▶ The problem
Copy the data precisely, character for character, and leave out every picture.

▶ Given data
··········

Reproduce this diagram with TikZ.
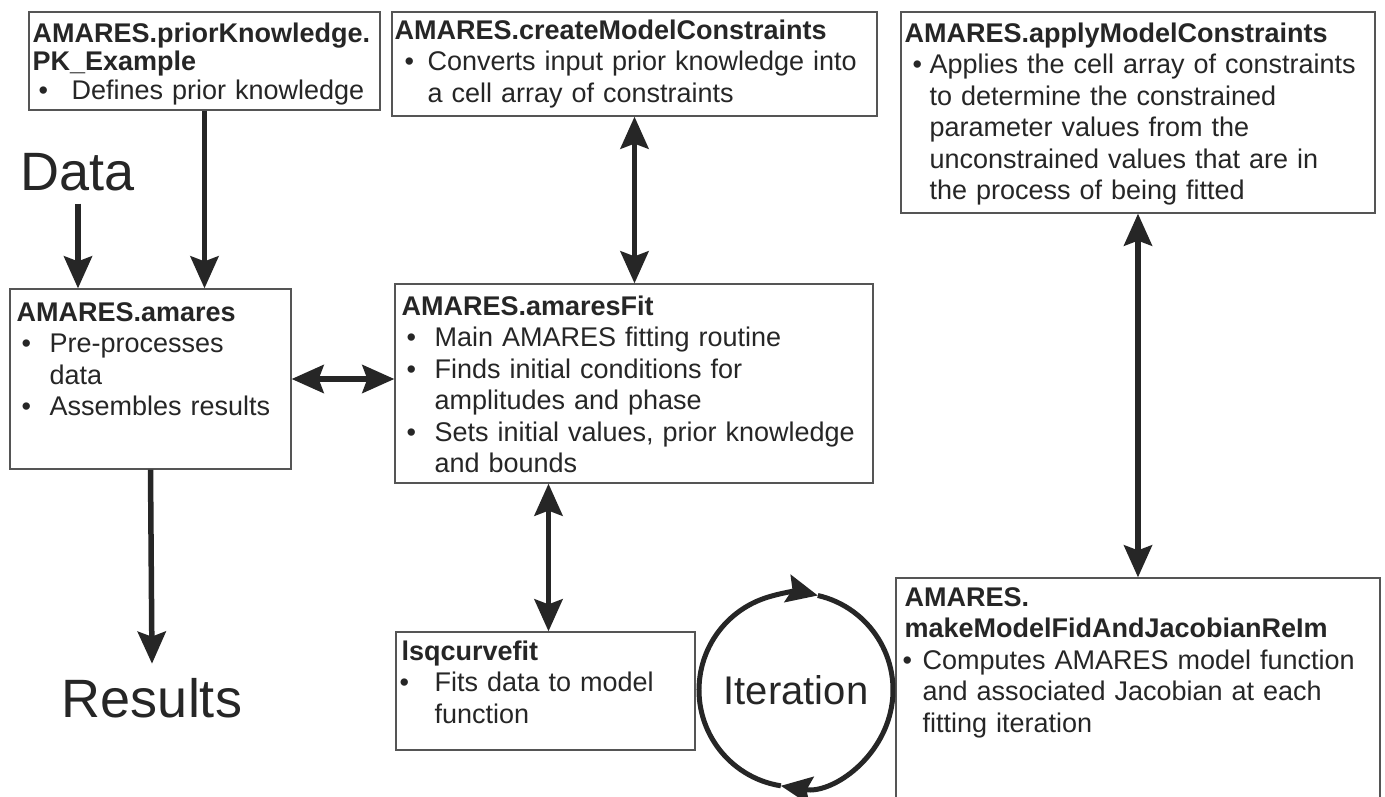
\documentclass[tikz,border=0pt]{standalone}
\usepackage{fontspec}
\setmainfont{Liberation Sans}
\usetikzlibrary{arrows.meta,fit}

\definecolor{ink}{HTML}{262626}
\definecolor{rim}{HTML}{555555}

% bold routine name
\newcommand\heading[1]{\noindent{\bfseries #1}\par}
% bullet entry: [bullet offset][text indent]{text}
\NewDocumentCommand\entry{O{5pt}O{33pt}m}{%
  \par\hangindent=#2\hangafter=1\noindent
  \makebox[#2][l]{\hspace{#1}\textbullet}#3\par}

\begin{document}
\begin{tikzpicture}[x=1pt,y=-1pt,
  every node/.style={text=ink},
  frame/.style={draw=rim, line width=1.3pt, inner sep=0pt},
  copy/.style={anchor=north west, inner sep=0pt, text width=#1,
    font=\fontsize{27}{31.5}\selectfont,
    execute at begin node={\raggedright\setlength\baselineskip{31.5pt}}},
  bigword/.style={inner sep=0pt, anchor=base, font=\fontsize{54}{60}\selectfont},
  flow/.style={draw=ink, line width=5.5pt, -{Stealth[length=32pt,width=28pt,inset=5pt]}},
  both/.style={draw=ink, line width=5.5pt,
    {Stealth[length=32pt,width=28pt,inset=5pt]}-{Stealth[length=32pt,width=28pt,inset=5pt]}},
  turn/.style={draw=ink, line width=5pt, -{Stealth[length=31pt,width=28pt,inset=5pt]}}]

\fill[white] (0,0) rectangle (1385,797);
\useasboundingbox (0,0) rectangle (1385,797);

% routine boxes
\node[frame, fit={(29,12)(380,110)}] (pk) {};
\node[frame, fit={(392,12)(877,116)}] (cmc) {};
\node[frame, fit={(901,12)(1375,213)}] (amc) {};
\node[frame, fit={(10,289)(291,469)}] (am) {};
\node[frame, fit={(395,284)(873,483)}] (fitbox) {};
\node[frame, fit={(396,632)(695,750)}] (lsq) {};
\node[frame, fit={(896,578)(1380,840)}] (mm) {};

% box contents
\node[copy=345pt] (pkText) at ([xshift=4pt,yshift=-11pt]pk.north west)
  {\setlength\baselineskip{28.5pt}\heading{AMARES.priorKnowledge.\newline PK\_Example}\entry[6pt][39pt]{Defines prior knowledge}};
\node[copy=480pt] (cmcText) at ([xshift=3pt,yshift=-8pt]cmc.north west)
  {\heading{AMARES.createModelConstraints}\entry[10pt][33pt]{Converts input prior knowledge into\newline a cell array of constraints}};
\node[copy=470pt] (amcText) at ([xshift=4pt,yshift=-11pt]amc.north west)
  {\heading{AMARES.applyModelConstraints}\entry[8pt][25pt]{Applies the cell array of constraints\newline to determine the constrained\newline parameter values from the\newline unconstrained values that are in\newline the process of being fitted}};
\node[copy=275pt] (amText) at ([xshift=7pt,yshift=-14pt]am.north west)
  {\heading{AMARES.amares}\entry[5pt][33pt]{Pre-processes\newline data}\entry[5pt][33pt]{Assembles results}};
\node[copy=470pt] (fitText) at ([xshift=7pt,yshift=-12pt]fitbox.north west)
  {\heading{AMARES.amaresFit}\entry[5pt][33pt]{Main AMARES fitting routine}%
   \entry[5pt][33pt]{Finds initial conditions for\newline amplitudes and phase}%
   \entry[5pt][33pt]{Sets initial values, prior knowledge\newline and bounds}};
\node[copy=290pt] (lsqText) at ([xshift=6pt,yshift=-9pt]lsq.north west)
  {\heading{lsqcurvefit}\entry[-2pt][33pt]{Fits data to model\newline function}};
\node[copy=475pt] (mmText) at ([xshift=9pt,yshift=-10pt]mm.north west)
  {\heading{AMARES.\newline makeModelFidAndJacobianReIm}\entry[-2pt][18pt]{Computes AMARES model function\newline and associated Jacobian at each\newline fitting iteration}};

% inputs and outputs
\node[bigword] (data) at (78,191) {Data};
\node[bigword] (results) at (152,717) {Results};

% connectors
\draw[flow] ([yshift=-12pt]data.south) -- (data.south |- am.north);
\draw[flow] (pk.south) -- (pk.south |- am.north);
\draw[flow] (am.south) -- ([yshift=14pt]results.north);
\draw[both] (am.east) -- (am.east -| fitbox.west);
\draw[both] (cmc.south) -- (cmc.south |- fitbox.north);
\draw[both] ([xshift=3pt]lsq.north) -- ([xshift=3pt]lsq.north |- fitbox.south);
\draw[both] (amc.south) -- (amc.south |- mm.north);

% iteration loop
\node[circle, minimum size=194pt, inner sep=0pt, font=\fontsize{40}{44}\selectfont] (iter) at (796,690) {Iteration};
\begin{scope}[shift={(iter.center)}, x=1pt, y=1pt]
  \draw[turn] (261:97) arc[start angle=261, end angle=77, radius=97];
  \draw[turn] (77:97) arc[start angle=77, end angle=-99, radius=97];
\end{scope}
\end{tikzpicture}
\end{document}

··········

▶ Exercise result
Reproduce this diagram with TikZ.
\documentclass[tikz,border=0pt]{standalone}
\usepackage{fontspec}
\setmainfont{Liberation Sans}
\usetikzlibrary{arrows.meta,fit}

\definecolor{ink}{HTML}{262626}
\definecolor{rim}{HTML}{555555}

% bold routine name
\newcommand\heading[1]{\noindent{\bfseries #1}\par}
% bullet entry: [bullet offset][text indent]{text}
\NewDocumentCommand\entry{O{5pt}O{33pt}m}{%
  \par\hangindent=#2\hangafter=1\noindent
  \makebox[#2][l]{\hspace{#1}\textbullet}#3\par}

\begin{document}
\begin{tikzpicture}[x=1pt,y=-1pt,
  every node/.style={text=ink},
  frame/.style={draw=rim, line width=1.3pt, inner sep=0pt},
  copy/.style={anchor=north west, inner sep=0pt, text width=#1,
    font=\fontsize{27}{31.5}\selectfont,
    execute at begin node={\raggedright\setlength\baselineskip{31.5pt}}},
  bigword/.style={inner sep=0pt, anchor=base, font=\fontsize{54}{60}\selectfont},
  flow/.style={draw=ink, line width=5.5pt, -{Stealth[length=32pt,width=28pt,inset=5pt]}},
  both/.style={draw=ink, line width=5.5pt,
    {Stealth[length=32pt,width=28pt,inset=5pt]}-{Stealth[length=32pt,width=28pt,inset=5pt]}},
  turn/.style={draw=ink, line width=5pt, -{Stealth[length=31pt,width=28pt,inset=5pt]}}]

\fill[white] (0,0) rectangle (1385,797);
\useasboundingbox (0,0) rectangle (1385,797);

% routine boxes
\node[frame, fit={(29,12)(380,110)}] (pk) {};
\node[frame, fit={(392,12)(877,116)}] (cmc) {};
\node[frame, fit={(901,12)(1375,213)}] (amc) {};
\node[frame, fit={(10,289)(291,469)}] (am) {};
\node[frame, fit={(395,284)(873,483)}] (fitbox) {};
\node[frame, fit={(396,632)(695,750)}] (lsq) {};
\node[frame, fit={(896,578)(1380,840)}] (mm) {};

% box contents
\node[copy=345pt] (pkText) at ([xshift=4pt,yshift=-11pt]pk.north west)
  {\setlength\baselineskip{28.5pt}\heading{AMARES.priorKnowledge.\newline PK\_Example}\entry[6pt][39pt]{Defines prior knowledge}};
\node[copy=480pt] (cmcText) at ([xshift=3pt,yshift=-8pt]cmc.north west)
  {\heading{AMARES.createModelConstraints}\entry[10pt][33pt]{Converts input prior knowledge into\newline a cell array of constraints}};
\node[copy=470pt] (amcText) at ([xshift=4pt,yshift=-11pt]amc.north west)
  {\heading{AMARES.applyModelConstraints}\entry[8pt][25pt]{Applies the cell array of constraints\newline to determine the constrained\newline parameter values from the\newline unconstrained values that are in\newline the process of being fitted}};
\node[copy=275pt] (amText) at ([xshift=7pt,yshift=-14pt]am.north west)
  {\heading{AMARES.amares}\entry[5pt][33pt]{Pre-processes\newline data}\entry[5pt][33pt]{Assembles results}};
\node[copy=470pt] (fitText) at ([xshift=7pt,yshift=-12pt]fitbox.north west)
  {\heading{AMARES.amaresFit}\entry[5pt][33pt]{Main AMARES fitting routine}%
   \entry[5pt][33pt]{Finds initial conditions for\newline amplitudes and phase}%
   \entry[5pt][33pt]{Sets initial values, prior knowledge\newline and bounds}};
\node[copy=290pt] (lsqText) at ([xshift=6pt,yshift=-9pt]lsq.north west)
  {\heading{lsqcurvefit}\entry[-2pt][33pt]{Fits data to model\newline function}};
\node[copy=475pt] (mmText) at ([xshift=9pt,yshift=-10pt]mm.north west)
  {\heading{AMARES.\newline makeModelFidAndJacobianReIm}\entry[-2pt][18pt]{Computes AMARES model function\newline and associated Jacobian at each\newline fitting iteration}};

% inputs and outputs
\node[bigword] (data) at (78,191) {Data};
\node[bigword] (results) at (152,717) {Results};

% connectors
\draw[flow] ([yshift=-12pt]data.south) -- (data.south |- am.north);
\draw[flow] (pk.south) -- (pk.south |- am.north);
\draw[flow] (am.south) -- ([yshift=14pt]results.north);
\draw[both] (am.east) -- (am.east -| fitbox.west);
\draw[both] (cmc.south) -- (cmc.south |- fitbox.north);
\draw[both] ([xshift=3pt]lsq.north) -- ([xshift=3pt]lsq.north |- fitbox.south);
\draw[both] (amc.south) -- (amc.south |- mm.north);

% iteration loop
\node[circle, minimum size=194pt, inner sep=0pt, font=\fontsize{40}{44}\selectfont] (iter) at (796,690) {Iteration};
\begin{scope}[shift={(iter.center)}, x=1pt, y=1pt]
  \draw[turn] (261:97) arc[start angle=261, end angle=77, radius=97];
  \draw[turn] (77:97) arc[start angle=77, end angle=-99, radius=97];
\end{scope}
\end{tikzpicture}
\end{document}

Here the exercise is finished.